Okay, say that your investigation was sparked by a hint of suspicion. That means anything you find/read will look automatically suspicious because you’re already looking for “evidence.” Even an innocuous, “Hey, missed you at the bar!” from a coworker looks like said coworker either has a crush, is alluding to a flirtatious thing, or worse, hooking up or about to hook up with your partner.

OR maybe they’re just pals at work, and instead of going to an after-work drinks thing, your SO chose to hang out with you instead, prompting coworker to send a “hey, missed you at the bar” text because the life of the party wasn’t there.

But you can go ahead and clear your calendar because all you’re going to be doing for the next few hours (or days, or weeks?) is overanalyzing this type of thing. Pretty much this exact scenario happened to me with a college boyfriend and the amount of grief it caused when it turned out the text meant nothing was honestly and embarrassingly way too much to handle. And my behavior before realizing this was super indulgent. After my heart fell into my stomach at the sight of it and I felt like puking (I didn’t), I low-key sulked for weeks while obsessively stalking her Facebook to compare myself to her. I could’ve been spending my time doing literally anything that would’ve been better use of my time.

Now you’ve found a hole to dig yourself out of.

If you go looking for trouble, you’ll be surprised to see how easily trouble can be found. But that doesn’t really give you any leverage to deal with it. For one thing, if you want to confront your SO about a serious-enough thing you found on their phone, you’re going to have to tell them how you discovered it—by betraying their trust. And even if there’s shady behavior to discuss, the fact of the matter is that you violating their privacy is just as shady (unless what they did was much worse in your opinion, in which case maybe just dump them?). But still, stooping low to dig up the dirt means you’ve also got to dig yourself out.

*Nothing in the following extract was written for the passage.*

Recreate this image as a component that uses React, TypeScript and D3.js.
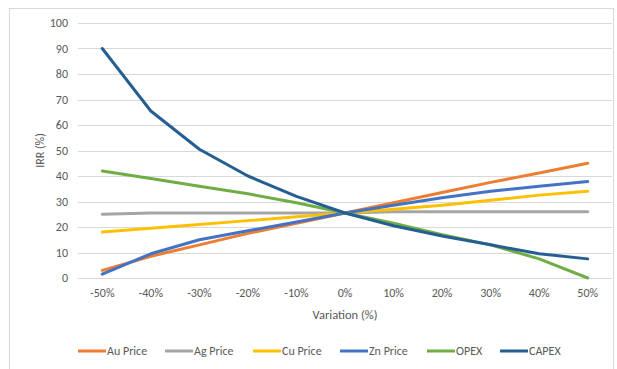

Don’t snoop yourself into a corner.

What’s known cannot be unknown.

There are no Eternal Sunshine of the Spotless Mind-type services these days (yet!) so you’re just going to have to live with everything you discover. Say you do find something unpleasant in an email or text—maybe it’s just a casual remark about how a mutual friend looked hot last weekend, which is obviously not the sort of thing your SO would tell you necessarily because RUDE but which is totally fine to discuss with a friend.

Other things totally fine to discuss with a friend but that may possibly upset you: plans with other people that do not involve you, relationship advice (hello, about YOU), how his or her mom doesn’t like you, how he or she doesn’t like when you wear peep-toe shoes, health issues, money problems… basically anything, honestly. But the point is, it was not meant for your eyes so if you come across anything irksome, you brought that on yourself. You can’t reasonably hold someone accountable for an insult or injury they didn’t lob at you. But the worst part about that is once you know it, you can’t un-know it. So it just festers within you as you try not to reasonably resent them or let them know that you resent them while secretly planning out a passive-aggressive retaliation. Wasn’t it better when you just wore your cute peep-toe mules in ignorant bliss? 

It sets the tone for distrust.

Since snooping is one of those things that once done becomes easier to do again and again so long as you keep indulging it and as long as you never get caught, that also means it becomes almost second nature to prioritizing snooping rather than actually communicating with your SO about what bothers you. So you don’t open up and, in turn, maybe they don’t open up, and it’s a missed opportunity to actually get to know one another deeper, keeping at arm’s length what could be a beautiful connection! Also, if you don’t talk to your partner, you’re probably always going to be seeing red flags that are probably just huge misunderstandings. It’s one thing to be afraid that you’re going to sound ridiculous expressing concern about something seemingly petty, but not expressing it and getting caught in a paranoia-binge going through someone else’s private matters is actually ridiculously petty. Don’t be petty!

Your SO breaks up with you.

Well yeah, that’s kind of the “game over” aspect of this dangerous game. But think about it: Would you want to be with someone who doesn’t trust you and violates your privacy? We’re all susceptible to indulge curiosity if we don’t consider snooping an egregious betrayal, but to some people it is, so it’s worth knowing that the consequences can indeed be dire.